Remember back to March 2020? Bottled water, toilet paper and sanitizer was sold out as many retreated to their homes where they were glued to the news. It was becoming clear that the virus, that started overseas had spread, and was now filling US hospitals. Acting quickly, the University of Pennsylvania School of Law created a COVID-related insurance coverage litigation tracker, accurately predicting that this was the beginning of a material pandemic.

According to their records, nine months later, in November 2020, more than 1,280 insurance claims had been filed resulting from COVID-19 related issues.  These included claims for loss of business income, extra expenses, and civil authority claims.  Unsurprisingly, the industries predominantly impacted were Food Services and Ambulatory Healthcare Services.

Fast forward to 2022 and we are still battling the pandemic and some predict, we will soon see a metaphorical tidal wave of similarly situated lawsuits.

Businesses are understandably concerned that, while they hold insurance coverage for damages resulting from a previously unimaginable global event, their claims may be denied. Meanwhile, insurers are also concerned, but in a diametrically opposed way.  Absent legitimate exclusions in their policies, insurers may be responsible for untold millions, perhaps billions, of dollars in insurance payouts.  If both parties take entrenched positions, businesses will likely go bankrupt before any coverage amounts can sufficiently mitigate their losses.  In contrast, insurers will pay untold amounts to panel counsel and outside counsel in litigating these matters to avoid setting a precedent of payment.  Neither side wins in this likely scenario.
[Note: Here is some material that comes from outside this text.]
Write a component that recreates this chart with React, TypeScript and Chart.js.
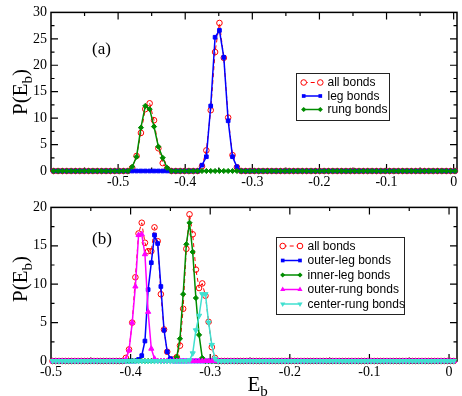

Fortunately, it doesn’t have to be this way.  At their core, insurance coverage issues are matters of pure contract interpretation, making them particularly well-suited to alternative dispute resolution (ADR).  Of course, these agreements also have venue provisions that may have to be waived in order to participate in ADR, but that seems to benefit both parties in a number of ways.

First, ADR is private and usually confidential, which limits the likelihood that a payment will set a precedent that adversely impacts the insurer.  Second, experience reigns supreme in issues of contract interpretation.  In other words, a neutral party (perhaps a former judge) that has adjudicated thousands of insurance contracts can rely on their experience in determining what should be covered and what shouldn’t be.  Third, in contrast to US courts, ADR organizations do not tend to have overloaded dockets, which means they can move quickly and efficiently through cases, even when there is volume.  Finally, for ADR organizations that have more efficient procedures and more fulsome adoption of technology, these ADR proceedings can happen remotely and allow for expedient resolutions that don’t require the parties to bear ancillary expenses related to travel and longer, more drawn-out proceeding.

As mentioned earlier, we’re likely only seeing the beginning of a tidal wave of this type of litigation. Lawsuits will increase as additional businesses succumb to pandemic pressures, and insurance defense-related spending will increase exponentially. Neither party wins in this scenario but it is also not inevitable. The truth is, insurers and businesses are actually partners, not natural adversaries. Instead of separating into warring factions, they need only to be willing to allow a neutral third party to opine on the plain language of their contract.  It’s a simple solution to a potentially enormous problem that threatens to heavily impact already overburdened court dockets in the coming post-pandemic years. Hopefully, parties will choose to minimize the impact and risks of litigation, and choose to utilize ADR as a mutually beneficial solution.